Hot Zed is one, a horse that was turned away from the sale ring because of his being by the obscure sire Red Hot Choice. He ended up winning three Listed Races and a Group 3 between 2021 and 2023.
And that, perhaps, is why Williamson has an open mind when it comes to the stallion ranks in Western Australia. While the east coast pursuit of stallion fashion has made the game a rich man’s, Williamson is reminded of the success of Kenmare, Metal Storm and even I Am Invincible, each off the blocks of humble beginnings.
“I’m not in a position or of an age to stand stallions any more, but if I was, I’d be going hard on looking for a horse that could stand in Western Australia for that $20,000 fee and up,” Williamson says. “I don’t think it would be beyond WA to absorb that.”

And if he were given the power to get such a horse?
“I’d probably be going overseas. Overseas stallions are cheaper to buy than those here in Australia, and I’d want an outcross to Danehill that can run early and on top of the ground, because most of our tracks here are reasonably hard.
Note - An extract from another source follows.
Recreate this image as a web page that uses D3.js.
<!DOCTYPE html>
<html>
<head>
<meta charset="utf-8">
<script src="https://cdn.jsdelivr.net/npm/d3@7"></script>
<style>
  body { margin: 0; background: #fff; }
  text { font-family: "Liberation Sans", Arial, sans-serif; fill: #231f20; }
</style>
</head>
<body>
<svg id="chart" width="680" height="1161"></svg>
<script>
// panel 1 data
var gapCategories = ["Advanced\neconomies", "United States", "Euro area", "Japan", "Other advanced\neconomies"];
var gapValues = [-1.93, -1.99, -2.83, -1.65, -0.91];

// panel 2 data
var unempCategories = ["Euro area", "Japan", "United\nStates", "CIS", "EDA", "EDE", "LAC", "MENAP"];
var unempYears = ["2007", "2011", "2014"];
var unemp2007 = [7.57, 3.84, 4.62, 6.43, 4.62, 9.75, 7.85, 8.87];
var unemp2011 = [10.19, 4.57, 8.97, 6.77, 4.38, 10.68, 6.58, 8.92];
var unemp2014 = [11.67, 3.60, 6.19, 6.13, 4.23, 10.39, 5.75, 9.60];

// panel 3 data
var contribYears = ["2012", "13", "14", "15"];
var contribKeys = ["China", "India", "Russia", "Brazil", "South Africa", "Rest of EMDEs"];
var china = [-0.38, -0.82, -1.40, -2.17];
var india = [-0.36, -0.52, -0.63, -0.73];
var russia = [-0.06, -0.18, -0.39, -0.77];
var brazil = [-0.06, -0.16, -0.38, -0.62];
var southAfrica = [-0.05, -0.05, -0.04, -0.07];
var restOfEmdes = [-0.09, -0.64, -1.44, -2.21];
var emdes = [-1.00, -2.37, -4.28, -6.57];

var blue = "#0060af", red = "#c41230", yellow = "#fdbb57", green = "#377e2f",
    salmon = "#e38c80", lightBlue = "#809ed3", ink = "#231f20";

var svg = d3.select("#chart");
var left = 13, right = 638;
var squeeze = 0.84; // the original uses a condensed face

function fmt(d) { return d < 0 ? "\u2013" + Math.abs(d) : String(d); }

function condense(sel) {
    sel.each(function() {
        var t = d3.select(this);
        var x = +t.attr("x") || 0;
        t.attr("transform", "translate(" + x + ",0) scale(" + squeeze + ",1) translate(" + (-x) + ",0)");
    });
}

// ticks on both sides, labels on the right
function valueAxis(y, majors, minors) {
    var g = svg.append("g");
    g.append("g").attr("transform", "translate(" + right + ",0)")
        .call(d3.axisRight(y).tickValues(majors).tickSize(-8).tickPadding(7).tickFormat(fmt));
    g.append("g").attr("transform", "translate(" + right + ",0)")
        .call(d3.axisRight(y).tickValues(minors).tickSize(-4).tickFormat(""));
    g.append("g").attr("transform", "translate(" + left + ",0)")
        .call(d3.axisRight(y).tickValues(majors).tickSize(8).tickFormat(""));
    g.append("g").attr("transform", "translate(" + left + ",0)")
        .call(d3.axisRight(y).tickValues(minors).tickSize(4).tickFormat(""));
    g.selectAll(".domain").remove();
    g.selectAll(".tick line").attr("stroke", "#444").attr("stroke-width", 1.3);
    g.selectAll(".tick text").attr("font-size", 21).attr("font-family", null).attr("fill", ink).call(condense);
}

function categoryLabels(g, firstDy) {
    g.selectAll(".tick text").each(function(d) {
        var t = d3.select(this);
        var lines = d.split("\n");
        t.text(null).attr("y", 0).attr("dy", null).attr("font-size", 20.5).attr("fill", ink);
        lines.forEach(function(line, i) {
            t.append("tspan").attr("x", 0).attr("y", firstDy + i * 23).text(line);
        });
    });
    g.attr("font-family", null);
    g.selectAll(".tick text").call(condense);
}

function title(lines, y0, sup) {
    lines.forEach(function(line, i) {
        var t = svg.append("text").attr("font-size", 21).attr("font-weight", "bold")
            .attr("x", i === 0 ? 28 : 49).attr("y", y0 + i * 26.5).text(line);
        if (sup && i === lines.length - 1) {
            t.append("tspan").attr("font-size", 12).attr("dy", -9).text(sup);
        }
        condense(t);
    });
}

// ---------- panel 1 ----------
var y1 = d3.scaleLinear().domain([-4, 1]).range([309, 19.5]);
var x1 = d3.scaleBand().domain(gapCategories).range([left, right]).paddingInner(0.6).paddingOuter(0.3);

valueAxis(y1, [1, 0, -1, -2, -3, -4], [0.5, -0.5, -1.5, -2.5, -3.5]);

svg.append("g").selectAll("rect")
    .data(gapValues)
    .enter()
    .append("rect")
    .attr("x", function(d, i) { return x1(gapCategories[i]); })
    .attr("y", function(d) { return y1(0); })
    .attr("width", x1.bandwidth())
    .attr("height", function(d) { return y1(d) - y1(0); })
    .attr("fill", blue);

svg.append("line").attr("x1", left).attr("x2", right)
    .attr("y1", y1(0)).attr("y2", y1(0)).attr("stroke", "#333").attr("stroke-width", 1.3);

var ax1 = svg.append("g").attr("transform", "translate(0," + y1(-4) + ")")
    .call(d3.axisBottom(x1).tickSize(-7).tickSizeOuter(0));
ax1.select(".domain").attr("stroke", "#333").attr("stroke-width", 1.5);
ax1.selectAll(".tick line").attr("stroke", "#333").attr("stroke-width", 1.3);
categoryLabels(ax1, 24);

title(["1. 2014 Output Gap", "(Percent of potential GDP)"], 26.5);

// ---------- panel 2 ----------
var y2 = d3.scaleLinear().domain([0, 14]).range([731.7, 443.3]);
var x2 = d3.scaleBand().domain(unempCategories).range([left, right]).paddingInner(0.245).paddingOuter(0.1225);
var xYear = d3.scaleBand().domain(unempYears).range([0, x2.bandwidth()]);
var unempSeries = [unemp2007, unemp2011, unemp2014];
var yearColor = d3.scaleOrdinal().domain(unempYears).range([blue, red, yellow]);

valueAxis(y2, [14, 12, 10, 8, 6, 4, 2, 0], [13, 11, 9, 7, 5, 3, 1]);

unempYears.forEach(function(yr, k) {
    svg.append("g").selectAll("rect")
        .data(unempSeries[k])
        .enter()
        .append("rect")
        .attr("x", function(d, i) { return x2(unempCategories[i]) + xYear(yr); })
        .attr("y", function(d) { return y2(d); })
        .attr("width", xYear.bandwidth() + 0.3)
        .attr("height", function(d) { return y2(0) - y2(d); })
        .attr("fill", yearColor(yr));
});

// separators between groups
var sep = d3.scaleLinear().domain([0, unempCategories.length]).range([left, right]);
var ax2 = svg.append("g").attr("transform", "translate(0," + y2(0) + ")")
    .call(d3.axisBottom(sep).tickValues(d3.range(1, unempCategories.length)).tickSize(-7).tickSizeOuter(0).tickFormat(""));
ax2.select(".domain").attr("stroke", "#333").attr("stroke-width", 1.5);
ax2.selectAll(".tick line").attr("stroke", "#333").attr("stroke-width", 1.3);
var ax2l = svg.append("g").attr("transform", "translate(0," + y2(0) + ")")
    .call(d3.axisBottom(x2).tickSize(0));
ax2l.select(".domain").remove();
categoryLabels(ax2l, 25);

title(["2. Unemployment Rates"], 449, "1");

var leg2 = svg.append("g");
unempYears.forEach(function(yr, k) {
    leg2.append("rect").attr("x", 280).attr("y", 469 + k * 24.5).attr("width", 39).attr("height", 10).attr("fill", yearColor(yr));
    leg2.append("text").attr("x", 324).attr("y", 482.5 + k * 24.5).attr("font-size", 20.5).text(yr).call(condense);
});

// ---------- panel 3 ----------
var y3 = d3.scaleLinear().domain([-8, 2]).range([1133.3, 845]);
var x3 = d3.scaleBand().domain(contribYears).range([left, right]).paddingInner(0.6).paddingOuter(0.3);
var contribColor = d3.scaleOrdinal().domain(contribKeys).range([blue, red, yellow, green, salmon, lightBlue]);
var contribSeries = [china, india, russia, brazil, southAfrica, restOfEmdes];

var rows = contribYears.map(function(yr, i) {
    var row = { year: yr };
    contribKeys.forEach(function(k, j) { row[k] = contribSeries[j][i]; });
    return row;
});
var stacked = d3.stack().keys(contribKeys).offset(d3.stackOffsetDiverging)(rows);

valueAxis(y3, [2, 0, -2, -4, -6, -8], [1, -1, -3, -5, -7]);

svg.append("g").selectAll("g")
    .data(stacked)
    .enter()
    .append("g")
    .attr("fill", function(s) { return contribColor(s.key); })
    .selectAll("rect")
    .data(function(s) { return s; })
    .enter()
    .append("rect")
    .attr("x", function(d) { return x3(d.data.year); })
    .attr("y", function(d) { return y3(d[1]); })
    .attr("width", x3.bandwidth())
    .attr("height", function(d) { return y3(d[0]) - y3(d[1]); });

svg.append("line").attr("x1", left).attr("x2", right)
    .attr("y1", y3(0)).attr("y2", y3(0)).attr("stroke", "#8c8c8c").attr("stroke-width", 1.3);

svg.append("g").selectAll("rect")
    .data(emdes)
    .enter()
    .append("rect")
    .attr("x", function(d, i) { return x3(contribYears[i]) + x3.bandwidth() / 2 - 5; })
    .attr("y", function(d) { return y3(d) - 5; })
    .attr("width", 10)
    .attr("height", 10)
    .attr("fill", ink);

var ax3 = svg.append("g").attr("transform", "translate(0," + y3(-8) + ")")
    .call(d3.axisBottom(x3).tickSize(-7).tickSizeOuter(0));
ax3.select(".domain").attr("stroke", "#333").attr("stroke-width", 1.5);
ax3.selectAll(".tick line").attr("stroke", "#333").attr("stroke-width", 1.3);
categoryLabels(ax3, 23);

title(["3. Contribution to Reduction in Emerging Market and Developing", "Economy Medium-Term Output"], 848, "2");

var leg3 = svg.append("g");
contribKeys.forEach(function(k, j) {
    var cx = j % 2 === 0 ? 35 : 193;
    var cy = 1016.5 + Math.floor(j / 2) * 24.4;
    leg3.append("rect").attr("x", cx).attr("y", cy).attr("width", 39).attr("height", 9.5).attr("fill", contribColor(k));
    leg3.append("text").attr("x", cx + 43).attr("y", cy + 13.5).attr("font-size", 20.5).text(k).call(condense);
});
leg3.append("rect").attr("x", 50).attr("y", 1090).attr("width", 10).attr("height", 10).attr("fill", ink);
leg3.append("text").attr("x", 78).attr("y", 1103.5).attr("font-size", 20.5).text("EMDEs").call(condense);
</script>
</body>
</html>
“I love a horse like Vandeek, for example. I sent a mare to him this year (at Arrowfield) because I loved the way he performed, and he’s that Havana Grey sireline. In other words, I wouldn’t be afraid to be going outside of the traditional lines.”
Williamson is evidence of a few things; you win some, like Playing God, and you lose some, like Metal Storm. When you get lucky, like with Cosmah Domination or Hot Zed, you can be just as unlucky five minutes later, like with his bowel cancer diagnosis.
He is a veteran of life’s swings and roundabouts.
“He’s the most even-tempered person I’ve ever met,” Howard says. “He’s one of those people that, whatever good comes his way, he deserves. Yes, the highs are highs and the lows are lows for a lot of people, but with Gray, the variation around that middle is very subtle. He’s just a lovely person.”